The code is a little more complicated because I tried to re-use the vector for each word I was working with and move a letter from one side of it to the other at each step. I’m not sure if the optimization helped very much, I just had fun writing it. Overall I used a generic BTreeSet to get a sorted set.

Using our GADDAG

There are 4 operations we might want to do:

Exact check for validity
Prefix search (“starts with AX”)
Substring search (“has AX in it somewhere)
Suffix search (“ends with AX”)

Exact check

Since we store the fulll reversed word without a separator, we can reverse our search word and check if it is in our dict.

Example: search for “AXOLOTL” would look for “LTOLOXA” and would find it.

Prefix Search

We can still do prefix searches by reversing our search prefix and adding the separator to it:

Example: words that start with “AX” -> search items in the GADDAG that start with “XA+”

XA+OLTL   -> AXOLOTL
XA+IOM    -> AXIOM
XA+ING    -> AXING

Substring Search

This is where our GADDAG shines: We reverse our input substring, and search for items that start with that. Then everything up to the separator is prefix, and everything after the separator is suffix.

Example: looking for “AX” somewhere would search for “XA” and find these items:

XA+OLTL   -> AXOLOTL
XA+IOM    -> AXIOM
XA+ING    -> AXING
XAF+ES    -> FAXES
XAM+IMUM  -> MAXIMUM
XALER     -> RELAX

Suffix Search

Suffix search was a little tricky for me to implement at first, but this optimization helps:

We can choose not to put separator at the end of full words, for example when storing “SERAC” for CARES. This a)saves us space by not storing the separator and b)tells us when something is a whole word by the absense of a separator at the end.

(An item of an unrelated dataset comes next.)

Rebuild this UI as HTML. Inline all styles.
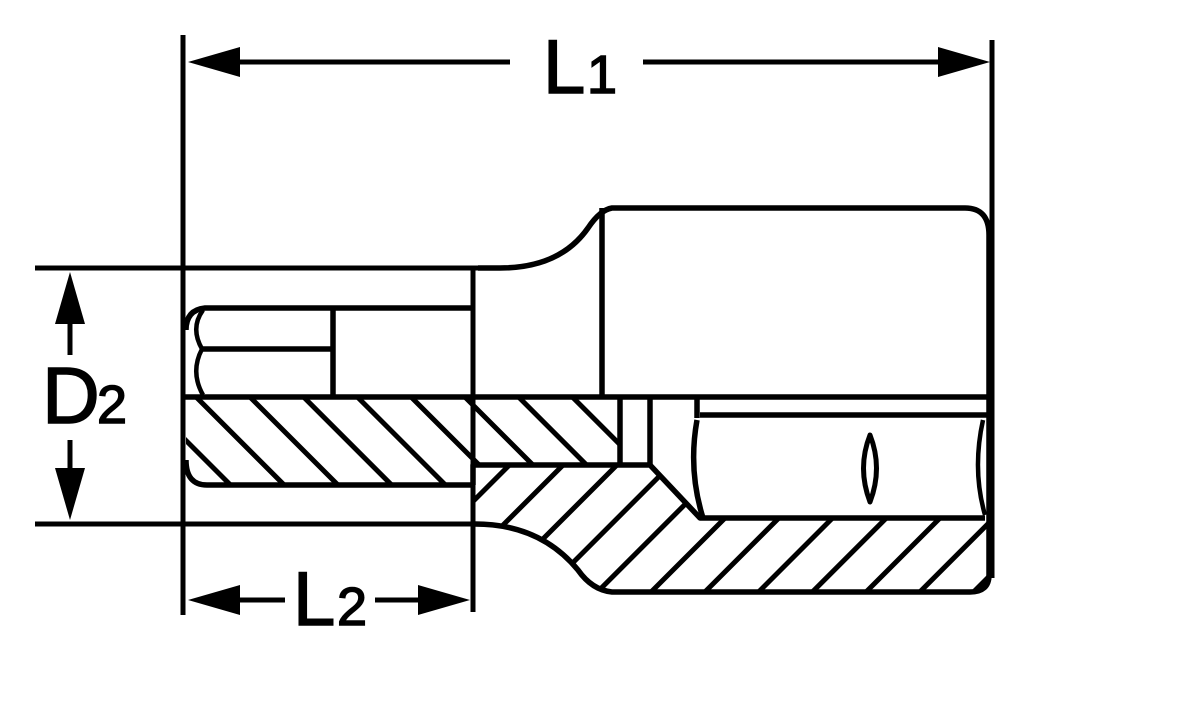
<!DOCTYPE html>
<html><head><meta charset="utf-8"><style>
html,body{margin:0;padding:0;background:#fff;}
svg{display:block;}
text{font-family:"Liberation Sans",sans-serif;fill:#000;stroke:#000;stroke-width:1.5;}
</style></head><body>
<svg width="1200" height="701" viewBox="0 0 1200 701" xmlns="http://www.w3.org/2000/svg">
<defs>
<pattern id="hb" patternUnits="userSpaceOnUse" width="38" height="38" patternTransform="rotate(-45 0 0) translate(-9 0)">
<line x1="19" y1="-5" x2="19" y2="50" stroke="#000" stroke-width="5"/>
</pattern>
<pattern id="hf" patternUnits="userSpaceOnUse" width="38" height="38" patternTransform="rotate(45 0 0) translate(-14 0)">
<line x1="19" y1="-5" x2="19" y2="50" stroke="#000" stroke-width="5"/>
</pattern>
</defs>
<g fill="none" stroke="#000" stroke-width="5" stroke-linejoin="round">
<line x1="183" y1="35" x2="183" y2="615"/>
<line x1="992" y1="40" x2="992" y2="578"/>
<line x1="35" y1="268" x2="478" y2="268"/>
<line x1="35" y1="524" x2="475" y2="524"/>
<line x1="473" y1="268" x2="473" y2="612"/>
<line x1="230" y1="62" x2="510" y2="62"/>
<line x1="643" y1="62" x2="945" y2="62"/>
<line x1="70" y1="318" x2="70" y2="355"/>
<line x1="70" y1="440" x2="70" y2="478"/>
<line x1="230" y1="600" x2="285" y2="600"/>
<line x1="375" y1="600" x2="425" y2="600"/>
</g>
<g fill="#000">
<polygon points="188,62 240,47 240,77"/>
<polygon points="990,62 938,47 938,77"/>
<polygon points="70,272 55,324 85,324"/>
<polygon points="70,520 55,468 85,468"/>
<polygon points="188,600 240,585 240,615"/>
<polygon points="470,600 418,585 418,615"/>
</g>
<text x="543" y="93" font-size="76">L</text>
<text x="587" y="93" font-size="54">1</text>
<text x="42" y="423" font-size="80">D</text>
<text x="97" y="423" font-size="54">2</text>
<text x="293" y="625" font-size="76">L</text>
<text x="337" y="625" font-size="54">2</text>

<path d="M186,397 L620,397 L620,465 L473,465 L473,485 L207,485 Q186,485 186,465 Z" fill="url(#hb)"/>
<path d="M473,465 L650,465 L700,518 L988,518 L988,575 Q988,592 970,592 L612,592 Q592,590 578,570 Q540,524 475,524 Z" fill="url(#hf)"/>

<g fill="none" stroke="#000" stroke-width="5.5" stroke-linejoin="round">
<path d="M183,397 L988,397"/>
<path d="M186,460 Q186,485 207,485 L473,485"/>
<path d="M473,485 L473,465 L650,465 L700,518 L985,518"/>
<line x1="620" y1="397" x2="620" y2="465"/>
<line x1="650" y1="397" x2="650" y2="465"/>
<path d="M475,524 Q540,524 578,570 Q592,590 612,592 L970,592 Q989,592 989,575 L989,235 Q989,208 965,208 L612,208 Q600,210 588,228 Q560,268 500,268 L478,268"/>
<line x1="602" y1="208" x2="602" y2="397"/>
<path d="M473,308 L205,308 Q186,310 186,330"/>
<line x1="200" y1="349" x2="333" y2="349"/>
<line x1="333" y1="308" x2="333" y2="397"/>
<path d="M203,310 Q190,328 202,349 Q190,372 203,395" stroke-width="4.5"/>
<line x1="700" y1="415" x2="988" y2="415"/>
<line x1="697" y1="397" x2="697" y2="418"/>
<path d="M697,420 Q688,470 703,518"/>
<path d="M983,420 Q972,470 985,515" stroke-width="4.5"/>
<path d="M870,435 Q857,468 870,502 Q883,468 870,435 Z" stroke-width="5"/>
</g>
</svg>
</body></html>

This way, our suffix search be the equivalent of the regex (reversed_suffix)[^,]*, or something that starts with our input reversed, then never has a comma.

Example: looking for words that end in “AX” would search for items starting with “XA” and not having separators:

XALER     -> RELAX
XAF       -> FAX
XAR       -> RAX

A small note about implementing sufffix search with `fst`

Skip this unless you want all the details:

I started with this matcher:

let matcher = Str::new(&search_val).starts_with().intersection(Str::new(SEP_STR).complement());

But this doesn’t work because the second automaton, which implements the “then never has a comma” constraint uses Str::new(SEP_STR).complement(). This looks for words that are exactly not the separator, so matches on basically every word. Instead I needed Subsequence::new(SEP_STR).complement(), which matches words that do not have our separator anywhere in them.

let matcher = Str::new(&search_val).starts_with().intersection(Subsequence::new(SEP_STR).complement());

Throughout my time with fst I was looking for a .and_then() helper method that would allow me to chain two search Automata, like String(“Hello”).and_then(NameAutomata), but I couldn’t find it or know how to build it.

Conclusion

There we have it, the data structure building blocks for a Scrabble AI.

We explained cross checks, the GADDAG, and how to implement and search one. My code for the GADDAG is at https://github.com/amedeedaboville/fst-gaddag. It’s still a bit raw but I’m going to be using it and iterating on it in the near future.

It was fun to use fst for a productive use case. The DFA minimization algorithm was some kind of magic to me in school, and transducers sound really cool.

If you’re up for more Scrabble AI tools, I recommend the page How Quackle Plays Scrabble that details the other algorithms Quackle uses.

Have a good day!